[Plotting code records]
____________

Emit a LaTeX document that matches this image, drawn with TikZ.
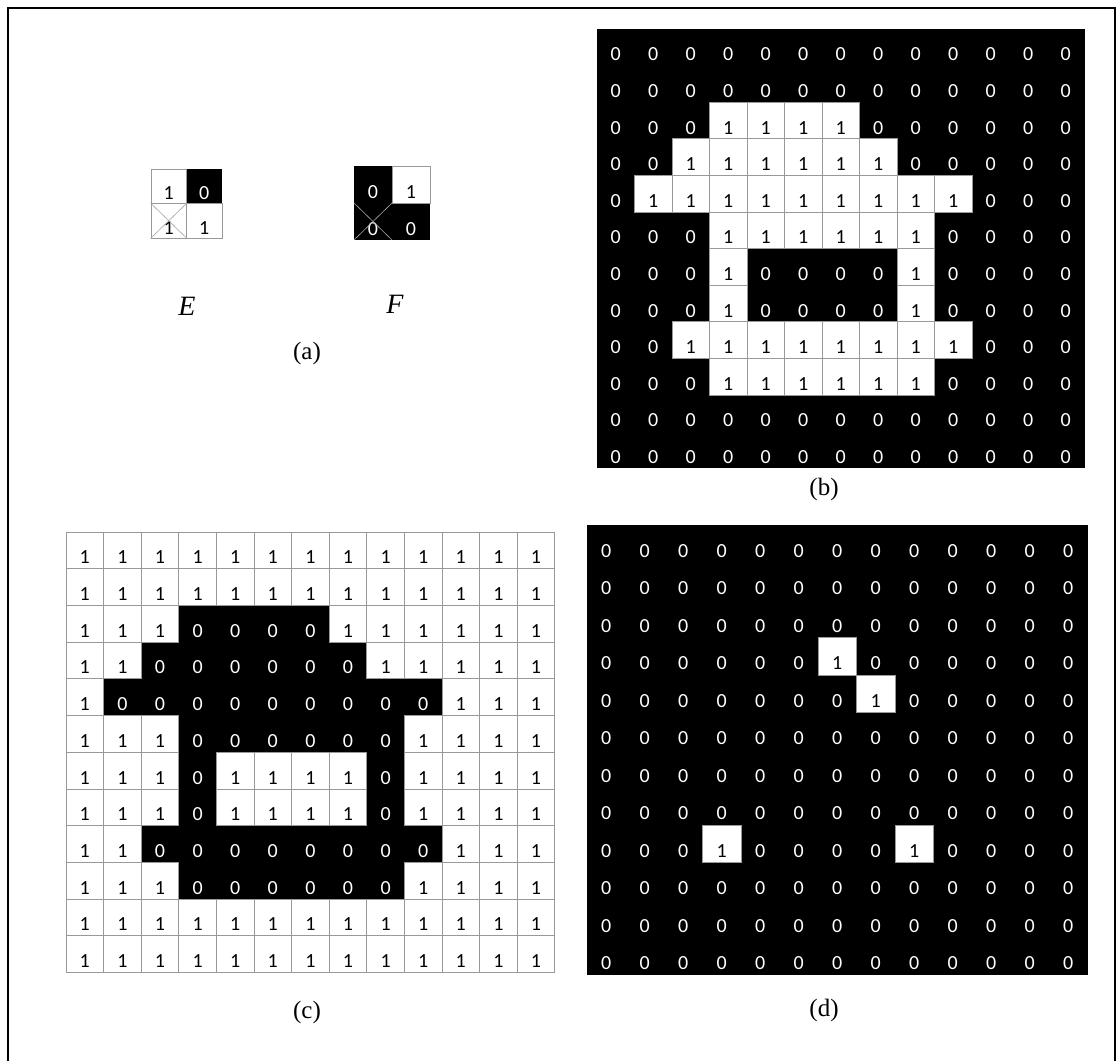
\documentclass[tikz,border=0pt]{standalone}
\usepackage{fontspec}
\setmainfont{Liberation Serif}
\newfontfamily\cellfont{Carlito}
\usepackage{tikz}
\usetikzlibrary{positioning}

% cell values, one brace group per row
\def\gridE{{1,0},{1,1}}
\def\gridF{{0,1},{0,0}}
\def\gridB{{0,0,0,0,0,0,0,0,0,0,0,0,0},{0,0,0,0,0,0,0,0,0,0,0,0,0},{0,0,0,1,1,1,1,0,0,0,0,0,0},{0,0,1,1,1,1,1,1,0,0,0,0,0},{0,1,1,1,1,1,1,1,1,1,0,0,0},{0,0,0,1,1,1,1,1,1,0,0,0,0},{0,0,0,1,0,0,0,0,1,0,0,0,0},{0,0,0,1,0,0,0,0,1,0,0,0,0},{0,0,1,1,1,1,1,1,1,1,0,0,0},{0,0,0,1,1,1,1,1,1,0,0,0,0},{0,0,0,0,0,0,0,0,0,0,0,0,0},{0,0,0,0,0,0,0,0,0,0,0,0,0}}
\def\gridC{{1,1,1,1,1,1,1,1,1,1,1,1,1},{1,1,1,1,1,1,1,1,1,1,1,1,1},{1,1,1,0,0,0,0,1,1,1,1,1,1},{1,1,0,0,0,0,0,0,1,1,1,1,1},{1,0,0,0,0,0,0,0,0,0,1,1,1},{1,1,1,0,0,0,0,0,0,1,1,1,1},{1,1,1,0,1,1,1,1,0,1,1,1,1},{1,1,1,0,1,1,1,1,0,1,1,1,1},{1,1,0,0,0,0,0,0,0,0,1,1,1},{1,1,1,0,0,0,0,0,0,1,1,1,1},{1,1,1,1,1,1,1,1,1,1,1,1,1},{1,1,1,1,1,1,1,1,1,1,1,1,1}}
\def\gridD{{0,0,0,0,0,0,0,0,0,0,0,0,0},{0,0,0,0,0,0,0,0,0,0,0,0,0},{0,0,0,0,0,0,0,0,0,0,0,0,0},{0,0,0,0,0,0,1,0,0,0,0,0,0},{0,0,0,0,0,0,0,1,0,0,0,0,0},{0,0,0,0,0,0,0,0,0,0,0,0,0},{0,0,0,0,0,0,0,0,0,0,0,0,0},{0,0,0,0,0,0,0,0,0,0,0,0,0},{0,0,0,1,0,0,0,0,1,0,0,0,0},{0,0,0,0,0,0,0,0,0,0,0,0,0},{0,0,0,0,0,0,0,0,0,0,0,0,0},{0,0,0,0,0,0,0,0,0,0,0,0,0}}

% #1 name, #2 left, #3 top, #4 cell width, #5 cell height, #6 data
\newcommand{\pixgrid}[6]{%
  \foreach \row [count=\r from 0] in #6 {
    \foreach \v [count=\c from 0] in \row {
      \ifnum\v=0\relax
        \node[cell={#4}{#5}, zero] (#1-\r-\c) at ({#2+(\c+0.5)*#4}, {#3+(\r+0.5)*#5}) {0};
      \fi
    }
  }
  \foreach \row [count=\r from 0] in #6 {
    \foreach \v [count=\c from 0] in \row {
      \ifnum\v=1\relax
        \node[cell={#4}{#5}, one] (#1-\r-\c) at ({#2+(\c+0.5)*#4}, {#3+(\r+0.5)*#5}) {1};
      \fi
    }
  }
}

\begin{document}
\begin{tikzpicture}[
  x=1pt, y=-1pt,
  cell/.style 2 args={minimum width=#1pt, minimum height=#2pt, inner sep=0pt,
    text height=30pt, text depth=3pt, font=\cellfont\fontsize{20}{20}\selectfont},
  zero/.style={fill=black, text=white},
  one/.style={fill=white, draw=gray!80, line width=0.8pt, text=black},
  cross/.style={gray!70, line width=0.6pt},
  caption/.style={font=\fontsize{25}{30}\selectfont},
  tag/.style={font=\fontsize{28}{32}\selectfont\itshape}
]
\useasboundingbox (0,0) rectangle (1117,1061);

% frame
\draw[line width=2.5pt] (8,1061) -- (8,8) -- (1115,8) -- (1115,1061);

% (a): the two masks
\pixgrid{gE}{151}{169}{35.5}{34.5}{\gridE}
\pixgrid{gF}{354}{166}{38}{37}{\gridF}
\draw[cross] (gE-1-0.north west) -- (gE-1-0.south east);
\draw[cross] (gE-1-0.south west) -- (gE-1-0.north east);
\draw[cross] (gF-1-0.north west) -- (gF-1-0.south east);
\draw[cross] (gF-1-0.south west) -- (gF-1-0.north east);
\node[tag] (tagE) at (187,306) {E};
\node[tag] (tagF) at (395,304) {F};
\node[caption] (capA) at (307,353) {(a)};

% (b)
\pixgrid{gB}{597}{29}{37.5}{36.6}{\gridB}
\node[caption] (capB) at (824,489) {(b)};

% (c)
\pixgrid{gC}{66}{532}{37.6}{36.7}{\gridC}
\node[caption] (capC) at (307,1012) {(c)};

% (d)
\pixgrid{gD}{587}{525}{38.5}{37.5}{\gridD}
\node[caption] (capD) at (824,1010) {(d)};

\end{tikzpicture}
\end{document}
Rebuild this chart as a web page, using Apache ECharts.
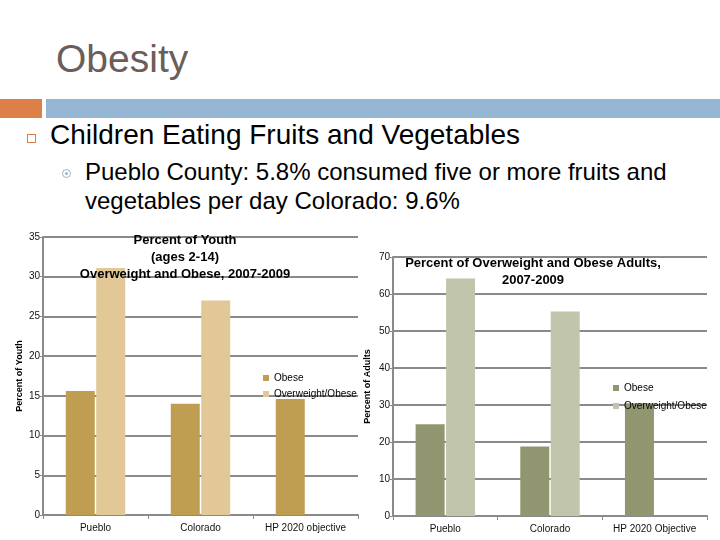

____________

Set exercise | Please repeat the entries exactly. Do not include the pictures.

Finished task |
Emit a LaTeX document that matches this image, drawn with TikZ.
\documentclass[tikz,border=0pt]{standalone}
\usepackage{fontspec}
\setmainfont{Liberation Serif}
\newfontfamily\cellfont{Carlito}
\usepackage{tikz}
\usetikzlibrary{positioning}

% cell values, one brace group per row
\def\gridE{{1,0},{1,1}}
\def\gridF{{0,1},{0,0}}
\def\gridB{{0,0,0,0,0,0,0,0,0,0,0,0,0},{0,0,0,0,0,0,0,0,0,0,0,0,0},{0,0,0,1,1,1,1,0,0,0,0,0,0},{0,0,1,1,1,1,1,1,0,0,0,0,0},{0,1,1,1,1,1,1,1,1,1,0,0,0},{0,0,0,1,1,1,1,1,1,0,0,0,0},{0,0,0,1,0,0,0,0,1,0,0,0,0},{0,0,0,1,0,0,0,0,1,0,0,0,0},{0,0,1,1,1,1,1,1,1,1,0,0,0},{0,0,0,1,1,1,1,1,1,0,0,0,0},{0,0,0,0,0,0,0,0,0,0,0,0,0},{0,0,0,0,0,0,0,0,0,0,0,0,0}}
\def\gridC{{1,1,1,1,1,1,1,1,1,1,1,1,1},{1,1,1,1,1,1,1,1,1,1,1,1,1},{1,1,1,0,0,0,0,1,1,1,1,1,1},{1,1,0,0,0,0,0,0,1,1,1,1,1},{1,0,0,0,0,0,0,0,0,0,1,1,1},{1,1,1,0,0,0,0,0,0,1,1,1,1},{1,1,1,0,1,1,1,1,0,1,1,1,1},{1,1,1,0,1,1,1,1,0,1,1,1,1},{1,1,0,0,0,0,0,0,0,0,1,1,1},{1,1,1,0,0,0,0,0,0,1,1,1,1},{1,1,1,1,1,1,1,1,1,1,1,1,1},{1,1,1,1,1,1,1,1,1,1,1,1,1}}
\def\gridD{{0,0,0,0,0,0,0,0,0,0,0,0,0},{0,0,0,0,0,0,0,0,0,0,0,0,0},{0,0,0,0,0,0,0,0,0,0,0,0,0},{0,0,0,0,0,0,1,0,0,0,0,0,0},{0,0,0,0,0,0,0,1,0,0,0,0,0},{0,0,0,0,0,0,0,0,0,0,0,0,0},{0,0,0,0,0,0,0,0,0,0,0,0,0},{0,0,0,0,0,0,0,0,0,0,0,0,0},{0,0,0,1,0,0,0,0,1,0,0,0,0},{0,0,0,0,0,0,0,0,0,0,0,0,0},{0,0,0,0,0,0,0,0,0,0,0,0,0},{0,0,0,0,0,0,0,0,0,0,0,0,0}}

% #1 name, #2 left, #3 top, #4 cell width, #5 cell height, #6 data
\newcommand{\pixgrid}[6]{%
  \foreach \row [count=\r from 0] in #6 {
    \foreach \v [count=\c from 0] in \row {
      \ifnum\v=0\relax
        \node[cell={#4}{#5}, zero] (#1-\r-\c) at ({#2+(\c+0.5)*#4}, {#3+(\r+0.5)*#5}) {0};
      \fi
    }
  }
  \foreach \row [count=\r from 0] in #6 {
    \foreach \v [count=\c from 0] in \row {
      \ifnum\v=1\relax
        \node[cell={#4}{#5}, one] (#1-\r-\c) at ({#2+(\c+0.5)*#4}, {#3+(\r+0.5)*#5}) {1};
      \fi
    }
  }
}

\begin{document}
\begin{tikzpicture}[
  x=1pt, y=-1pt,
  cell/.style 2 args={minimum width=#1pt, minimum height=#2pt, inner sep=0pt,
    text height=30pt, text depth=3pt, font=\cellfont\fontsize{20}{20}\selectfont},
  zero/.style={fill=black, text=white},
  one/.style={fill=white, draw=gray!80, line width=0.8pt, text=black},
  cross/.style={gray!70, line width=0.6pt},
  caption/.style={font=\fontsize{25}{30}\selectfont},
  tag/.style={font=\fontsize{28}{32}\selectfont\itshape}
]
\useasboundingbox (0,0) rectangle (1117,1061);

% frame
\draw[line width=2.5pt] (8,1061) -- (8,8) -- (1115,8) -- (1115,1061);

% (a): the two masks
\pixgrid{gE}{151}{169}{35.5}{34.5}{\gridE}
\pixgrid{gF}{354}{166}{38}{37}{\gridF}
\draw[cross] (gE-1-0.north west) -- (gE-1-0.south east);
\draw[cross] (gE-1-0.south west) -- (gE-1-0.north east);
\draw[cross] (gF-1-0.north west) -- (gF-1-0.south east);
\draw[cross] (gF-1-0.south west) -- (gF-1-0.north east);
\node[tag] (tagE) at (187,306) {E};
\node[tag] (tagF) at (395,304) {F};
\node[caption] (capA) at (307,353) {(a)};

% (b)
\pixgrid{gB}{597}{29}{37.5}{36.6}{\gridB}
\node[caption] (capB) at (824,489) {(b)};

% (c)
\pixgrid{gC}{66}{532}{37.6}{36.7}{\gridC}
\node[caption] (capC) at (307,1012) {(c)};

% (d)
\pixgrid{gD}{587}{525}{38.5}{37.5}{\gridD}
\node[caption] (capD) at (824,1010) {(d)};

\end{tikzpicture}
\end{document}
Rebuild this chart as a web page, using Apache ECharts.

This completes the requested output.